§ **WHAT TO DO**
An exact copy of all the data is required, with pictures left out.

§ **RECORDED INFORMATION**

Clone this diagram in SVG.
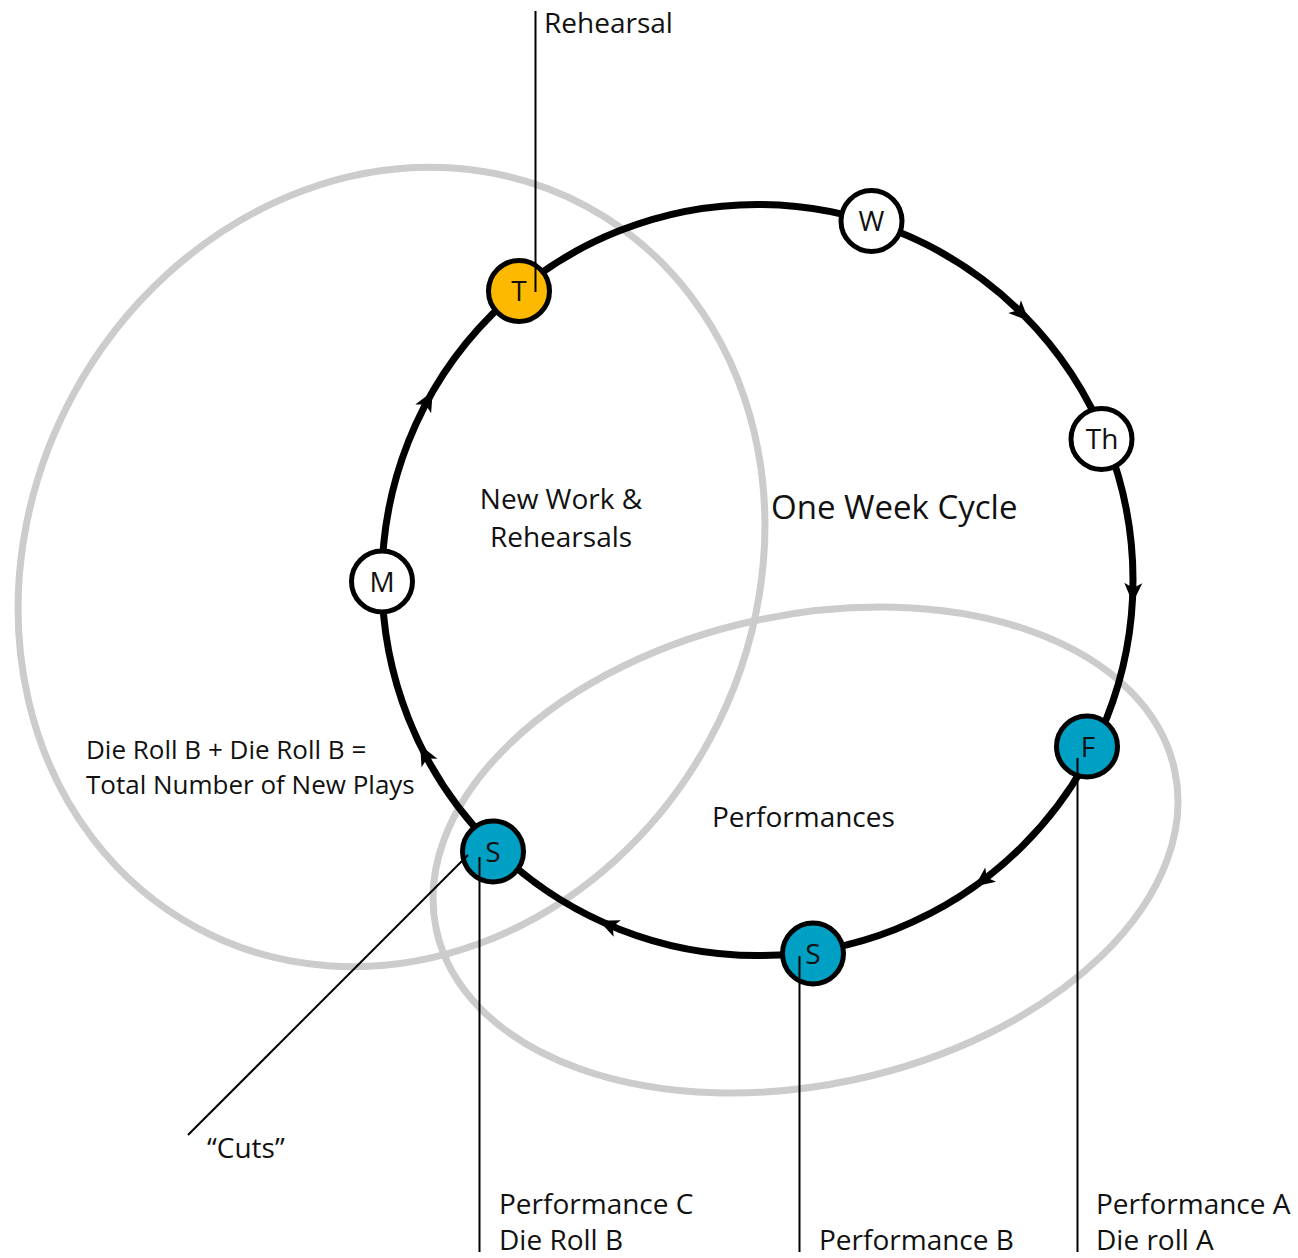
<svg xmlns="http://www.w3.org/2000/svg" width="1298" height="1258" viewBox="0 0 1298 1258">
<style>
text{font-family:"Open Sans","Noto Sans","Liberation Sans",sans-serif;fill:#111;}
.lbl{font-size:28px;}
.node circle{stroke:#000;stroke-width:5;}
.node text{font-size:28px;text-anchor:middle;}
.ell{fill:none;stroke:#cccccc;stroke-width:7;}
.ring{fill:none;stroke:#000;stroke-width:7;}
.lead{stroke:#000;stroke-width:2;fill:none;}
.w{fill:#fff;}
.y{fill:#FDB900;}
.b{fill:#00A0C4;}
</style>
<defs>
<path id="ah" d="M11,0 L-9,-9 L-4,0 L-9,9 Z" fill="#000"/>
</defs>
<rect width="1298" height="1258" fill="#fff"/>
<g id="sets">
<ellipse class="ell" cx="391.5" cy="567" rx="362" ry="410" transform="rotate(28.4 391.5 567)"/>
<ellipse class="ell" cx="805.5" cy="850" rx="377.7" ry="234.8" transform="rotate(-12.2 805.5 850)"/>
</g>
<g id="connectors">
<circle class="ring" cx="757.5" cy="580" r="375.5"/>
<use href="#ah" transform="translate(1021,313) rotate(44.6)"/>
<use href="#ah" transform="translate(1133,592) rotate(92)"/>
<use href="#ah" transform="translate(983.5,880) rotate(143)"/>
<use href="#ah" transform="translate(609,925) rotate(203.3)"/>
<use href="#ah" transform="translate(425.3,755) rotate(242.2)"/>
<use href="#ah" transform="translate(427.5,401) rotate(-61.5)"/>
</g>
<g id="node-T" class="node"><circle class="y" cx="519" cy="291" r="30.5"/><text x="519" y="301">T</text></g>
<g id="node-W" class="node"><circle class="w" cx="871.5" cy="221" r="30.5"/><text x="871.5" y="231">W</text></g>
<g id="node-Th" class="node"><circle class="w" cx="1101.5" cy="439" r="30.5"/><text x="1102" y="449">Th</text></g>
<g id="node-F" class="node"><circle class="b" cx="1087" cy="746.5" r="30.5"/><text x="1088" y="756.5">F</text></g>
<g id="node-S2" class="node"><circle class="b" cx="813" cy="953.5" r="30.5"/><text x="813" y="963.5">S</text></g>
<g id="node-S1" class="node"><circle class="b" cx="493" cy="851.5" r="30.5"/><text x="493" y="861.5">S</text></g>
<g id="node-M" class="node"><circle class="w" cx="382" cy="581.5" r="30.5"/><text x="382" y="591.5">M</text></g>
<g id="leaders">
<line class="lead" x1="535.5" y1="11" x2="535.5" y2="292"/>
<line class="lead" x1="1077.5" y1="758" x2="1077.5" y2="1252"/>
<line class="lead" x1="799.5" y1="956" x2="799.5" y2="1252"/>
<line class="lead" x1="479.5" y1="857" x2="479.5" y2="1252"/>
<line class="lead" x1="468" y1="855" x2="188" y2="1135"/>
</g>
<g id="labels">
<text class="lbl" x="544" y="33">Rehearsal</text>
<text class="lbl" x="561" y="509" text-anchor="middle">New Work &amp;</text>
<text class="lbl" x="561" y="547" text-anchor="middle">Rehearsals</text>
<text x="771" y="519" font-size="33">One Week Cycle</text>
<text x="86" y="759" font-size="26">Die Roll B + Die Roll B =</text>
<text x="86" y="794" font-size="26">Total Number of New Plays</text>
<text class="lbl" x="712" y="827">Performances</text>
<text class="lbl" x="207" y="1158">“Cuts”</text>
<text class="lbl" x="499" y="1214">Performance C</text>
<text class="lbl" x="499" y="1250">Die Roll B</text>
<text class="lbl" x="819" y="1250">Performance B</text>
<text class="lbl" x="1096" y="1214">Performance A</text>
<text class="lbl" x="1096" y="1250">Die roll A</text>
</g>
</svg>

§ **RESULT**
Clone this diagram in SVG.
<svg xmlns="http://www.w3.org/2000/svg" width="1298" height="1258" viewBox="0 0 1298 1258">
<style>
text{font-family:"Open Sans","Noto Sans","Liberation Sans",sans-serif;fill:#111;}
.lbl{font-size:28px;}
.node circle{stroke:#000;stroke-width:5;}
.node text{font-size:28px;text-anchor:middle;}
.ell{fill:none;stroke:#cccccc;stroke-width:7;}
.ring{fill:none;stroke:#000;stroke-width:7;}
.lead{stroke:#000;stroke-width:2;fill:none;}
.w{fill:#fff;}
.y{fill:#FDB900;}
.b{fill:#00A0C4;}
</style>
<defs>
<path id="ah" d="M11,0 L-9,-9 L-4,0 L-9,9 Z" fill="#000"/>
</defs>
<rect width="1298" height="1258" fill="#fff"/>
<g id="sets">
<ellipse class="ell" cx="391.5" cy="567" rx="362" ry="410" transform="rotate(28.4 391.5 567)"/>
<ellipse class="ell" cx="805.5" cy="850" rx="377.7" ry="234.8" transform="rotate(-12.2 805.5 850)"/>
</g>
<g id="connectors">
<circle class="ring" cx="757.5" cy="580" r="375.5"/>
<use href="#ah" transform="translate(1021,313) rotate(44.6)"/>
<use href="#ah" transform="translate(1133,592) rotate(92)"/>
<use href="#ah" transform="translate(983.5,880) rotate(143)"/>
<use href="#ah" transform="translate(609,925) rotate(203.3)"/>
<use href="#ah" transform="translate(425.3,755) rotate(242.2)"/>
<use href="#ah" transform="translate(427.5,401) rotate(-61.5)"/>
</g>
<g id="node-T" class="node"><circle class="y" cx="519" cy="291" r="30.5"/><text x="519" y="301">T</text></g>
<g id="node-W" class="node"><circle class="w" cx="871.5" cy="221" r="30.5"/><text x="871.5" y="231">W</text></g>
<g id="node-Th" class="node"><circle class="w" cx="1101.5" cy="439" r="30.5"/><text x="1102" y="449">Th</text></g>
<g id="node-F" class="node"><circle class="b" cx="1087" cy="746.5" r="30.5"/><text x="1088" y="756.5">F</text></g>
<g id="node-S2" class="node"><circle class="b" cx="813" cy="953.5" r="30.5"/><text x="813" y="963.5">S</text></g>
<g id="node-S1" class="node"><circle class="b" cx="493" cy="851.5" r="30.5"/><text x="493" y="861.5">S</text></g>
<g id="node-M" class="node"><circle class="w" cx="382" cy="581.5" r="30.5"/><text x="382" y="591.5">M</text></g>
<g id="leaders">
<line class="lead" x1="535.5" y1="11" x2="535.5" y2="292"/>
<line class="lead" x1="1077.5" y1="758" x2="1077.5" y2="1252"/>
<line class="lead" x1="799.5" y1="956" x2="799.5" y2="1252"/>
<line class="lead" x1="479.5" y1="857" x2="479.5" y2="1252"/>
<line class="lead" x1="468" y1="855" x2="188" y2="1135"/>
</g>
<g id="labels">
<text class="lbl" x="544" y="33">Rehearsal</text>
<text class="lbl" x="561" y="509" text-anchor="middle">New Work &amp;</text>
<text class="lbl" x="561" y="547" text-anchor="middle">Rehearsals</text>
<text x="771" y="519" font-size="33">One Week Cycle</text>
<text x="86" y="759" font-size="26">Die Roll B + Die Roll B =</text>
<text x="86" y="794" font-size="26">Total Number of New Plays</text>
<text class="lbl" x="712" y="827">Performances</text>
<text class="lbl" x="207" y="1158">“Cuts”</text>
<text class="lbl" x="499" y="1214">Performance C</text>
<text class="lbl" x="499" y="1250">Die Roll B</text>
<text class="lbl" x="819" y="1250">Performance B</text>
<text class="lbl" x="1096" y="1214">Performance A</text>
<text class="lbl" x="1096" y="1250">Die roll A</text>
</g>
</svg>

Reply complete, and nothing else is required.